The recurrence rate of synovial sarcoma is 28% to 70% (4). Tumors usually recur within 2 years of initial therapy, but there are reports of recurrence after 30 years (4). In a study by Singer et al (9), almost 50% of the deaths observed occurred from 5 to 10 years after initial diagnosis, emphasizing the relatively high incidence of late metastasis and the need for long-term follow up. The vast majority of primary synovial sarcomas metastasize to the lungs (1,2). Metastases occur in approximately half of all cases of synovial sarcomas (1,4,8), with a resultant 5-year disease-specific mortality of 37% (8). The sites most affected by metastases are the lung, lymph nodes, and bone marrow (4).
Metastasis of synovial sarcoma to the spine is extremely rare, and data in the literature consist primarily of case reports. Spinal cord compression due to spinal metastasis, an emergent oncologic event, occurs in approximately 3% of patients with extraspinal soft-tissue sarcomas, with the lumbar-sacral spine being the most common level (42%), followed by the thoracic spine (46%) and the cervical spine (12%) (3). After the diagnosis of spinal cord compression in soft-tissue sarcomas, the survival rate is 1 to 21 months, with a median rate of 5 months (3). There is only 1 reported case of synovial sarcoma originating from the lumbar spine (4) and few cases of metastasis to the spine (3,11–14).
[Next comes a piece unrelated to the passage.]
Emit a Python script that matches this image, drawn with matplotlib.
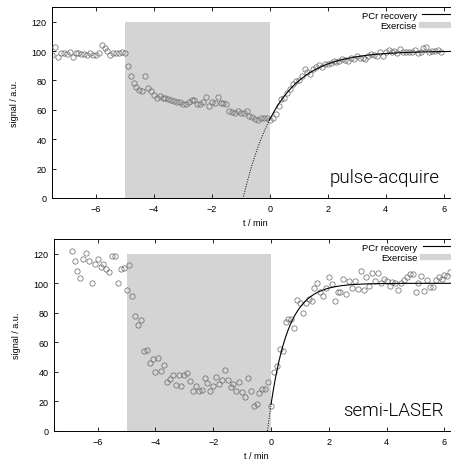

In a series of 59 patients, Bilsky et al (11) noted 3 spindle-cell sarcoma metastases to the spine but did not specify the levels. In a series of 19 patients, Merimsky et al (3) reported 3 patients with spinal metastases, to T7–T8, C2–C3, and S1–S3. Three separate case reports documented metastasis to the lumbar vertebra (12,13) and to the thoracic vertebra (14).
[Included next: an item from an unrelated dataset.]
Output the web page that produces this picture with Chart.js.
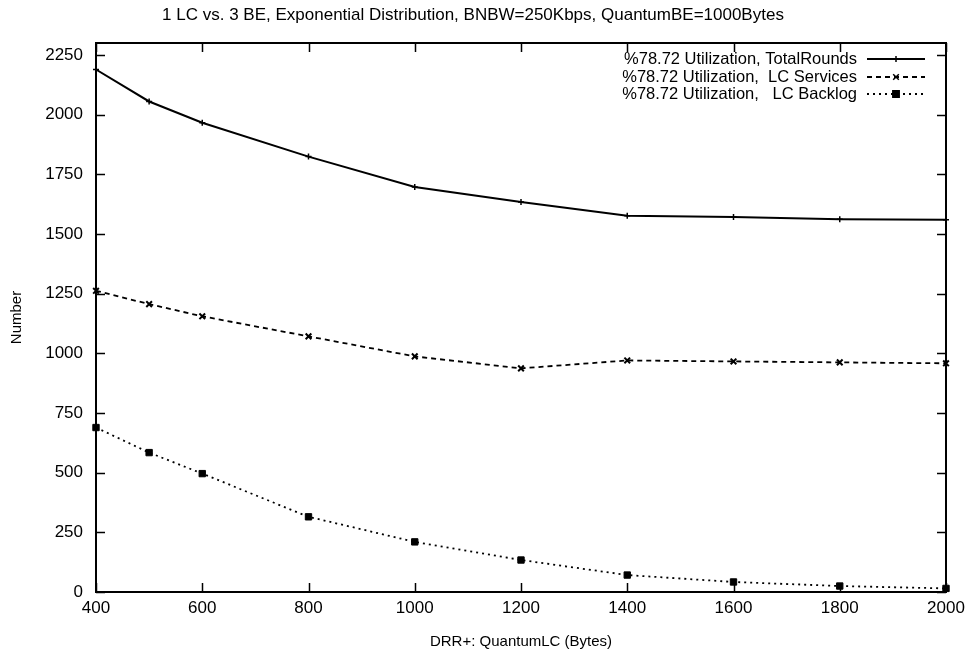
<!DOCTYPE html>
<html>
<head>
<meta charset="utf-8">
<script src="https://cdn.jsdelivr.net/npm/chart.js@4/dist/chart.umd.min.js"></script>
<style>
html,body{margin:0;padding:0;background:#fff;}
#wrap{width:971px;height:651px;}
</style>
</head>
<body>
<div id="wrap"><canvas id="c" width="971" height="651"></canvas></div>
<script>
const quantumLC = [400, 500, 600, 800, 1000, 1200, 1400, 1600, 1800, 2000];
const totalRounds = [2189, 2055, 1966, 1824, 1697, 1634, 1576, 1571, 1562, 1559];
const lcServices = [1262, 1206, 1155, 1071, 987, 937, 970, 966, 962, 958];
const lcBacklog = [689, 584, 496, 315, 210, 134, 71, 42, 25, 15];
const xTicks = [400, 600, 800, 1000, 1200, 1400, 1600, 1800, 2000];
const yTicks = [0, 250, 500, 750, 1000, 1250, 1500, 1750, 2000, 2250];
const seriesLabels = ['%78.72 Utilization, TotalRounds', '%78.72 Utilization,  LC Services', '%78.72 Utilization,   LC Backlog'];

const FONT = '"Liberation Sans", Arial, Helvetica, sans-serif';
const pts = arr => quantumLC.map((x, i) => ({x: x, y: arr[i]}));

const framePlugin = {
  id: 'frame',
  afterDatasetsDraw(chart) {
    const {ctx, chartArea: a, scales} = chart;
    ctx.save();
    ctx.strokeStyle = '#000';
    ctx.lineWidth = 2;
    ctx.strokeRect(a.left, a.top, a.right - a.left, a.bottom - a.top);
    ctx.lineWidth = 1.5;
    const L = 9;
    ctx.beginPath();
    xTicks.forEach(v => {
      const px = Math.round(scales.x.getPixelForValue(v)) + 0.5;
      ctx.moveTo(px, a.bottom); ctx.lineTo(px, a.bottom - L);
      ctx.moveTo(px, a.top); ctx.lineTo(px, a.top + L);
    });
    yTicks.forEach(v => {
      const py = Math.round(scales.y.getPixelForValue(v)) + 0.5;
      ctx.moveTo(a.left, py); ctx.lineTo(a.left + L, py);
      ctx.moveTo(a.right, py); ctx.lineTo(a.right - L, py);
    });
    ctx.stroke();
    // legend
    ctx.font = '16.5px ' + FONT;
    ctx.textAlign = 'right';
    ctx.textBaseline = 'middle';
    ctx.fillStyle = '#000';
    const rows = [59, 77, 94];
    const textRight = 857, s0 = 867, s1 = 925;
    chart.data.datasets.forEach((ds, i) => {
      const y = rows[i];
      ctx.fillText(ds.label, textRight, y);
      ctx.save();
      ctx.lineWidth = ds.borderWidth;
      ctx.setLineDash(ds.borderDash || []);
      ctx.beginPath();
      ctx.moveTo(s0, y); ctx.lineTo(s1, y);
      ctx.stroke();
      ctx.restore();
      Chart.helpers.drawPoint(ctx, {pointStyle: ds.pointStyle, radius: ds.pointRadius, borderWidth: ds.pointBorderWidth || 1.5}, (s0 + s1) / 2, y);
    });
    ctx.restore();
  }
};

new Chart(document.getElementById('c'), {
  type: 'line',
  data: {
    datasets: [
      {label: seriesLabels[0], data: pts(totalRounds), borderColor: '#000', backgroundColor: '#000', borderWidth: 2,
        pointStyle: 'cross', pointRadius: 3, pointBorderWidth: 1.5, borderDash: [], clip: false},
      {label: seriesLabels[1], data: pts(lcServices), borderColor: '#000', backgroundColor: '#000', borderWidth: 1.8,
        pointStyle: 'crossRot', pointRadius: 4, pointBorderWidth: 2, borderDash: [5, 4], clip: false},
      {label: seriesLabels[2], data: pts(lcBacklog), borderColor: '#000', backgroundColor: '#000', borderWidth: 1.8,
        pointStyle: 'rect', pointRadius: 4.5, pointBorderWidth: 1, borderDash: [2, 4], clip: false}
    ]
  },
  options: {
    responsive: false,
    animation: false,
    devicePixelRatio: 1,
    layout: {padding: {left: 0, right: 25, top: 0, bottom: 0}},
    plugins: {
      legend: {display: false},
      tooltip: {enabled: false},
      title: {
        display: true,
        text: '1 LC vs. 3 BE, Exponential Distribution, BNBW=250Kbps, QuantumBE=1000Bytes',
        color: '#000',
        font: {family: FONT, size: 17, weight: 'normal', lineHeight: 1.2},
        padding: {top: 5, bottom: 17.6}
      }
    },
    scales: {
      x: {
        type: 'linear', min: 400, max: 2000,
        afterBuildTicks: s => { s.ticks = xTicks.map(v => ({value: v})); },
        afterFit: s => { s.height = 59; },
        grid: {display: false, drawTicks: false},
        border: {display: false},
        ticks: {color: '#000', padding: 6, font: {family: FONT, size: 17}, maxRotation: 0, callback: v => String(v)},
        title: {display: true, text: 'DRR+: QuantumLC (Bytes)', color: '#000', font: {family: FONT, size: 15}, padding: {top: 3, bottom: 0}}
      },
      y: {
        type: 'linear', min: 0, max: 2300,
        afterBuildTicks: s => { s.ticks = yTicks.map(v => ({value: v})); },
        afterFit: s => { s.width = 96; },
        grid: {display: false, drawTicks: false},
        border: {display: false},
        ticks: {color: '#000', padding: 13, font: {family: FONT, size: 17}, callback: v => String(v)},
        title: {display: true, text: 'Number', color: '#000', font: {family: FONT, size: 15}, padding: {top: 8, bottom: 0}}
      }
    }
  },
  plugins: [framePlugin]
});
</script>
</body>
</html>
Metastatic synovial sarcoma conveys a poor prognosis. In a study of 271 patients with synovial sarcoma, 16 developed metastases. Metastases affected the lung in 14 cases, bone and lung in 1 case, and the liver in 1 case. Fourteen patients died of disease at a median of 18 months from diagnosis, and 2 were alive with progressive disease at the time of the report (2).
If possible, complete surgical resection of primary synovial sarcoma remains the treatment of choice (1,15). Adjuvant radiation therapy after surgery provides excellent local control (15,16). Response to chemotherapy is highly objective. However, one study showed no detectable beneficial effects on survival in the subset of patients treated with chemotherapy vs those who received no chemotherapy (9). Other studies showed an improvement in metastasis-free survival in patients treated with chemotherapy (2,8). Local recurrences can be treated with limb-sparing surgery. Due to this patient's widely metastatic disease, complete resection was not performed in this case.
CONCLUSION
Although metastasis to the spine from synovial sarcoma is extremely rare, it should be considered in the differential diagnosis in patients who have synovial sarcoma and a spine lesion. Patients who present with this tumor and concomitant back pain and neurologic symptoms should have a thorough radiologic workup, including computed tomography and magnetic resonance imaging, to confirm the diagnosis and ensure appropriate management. Surgical resection can lead to neurologic improvement in patients who present with spinal cord compression.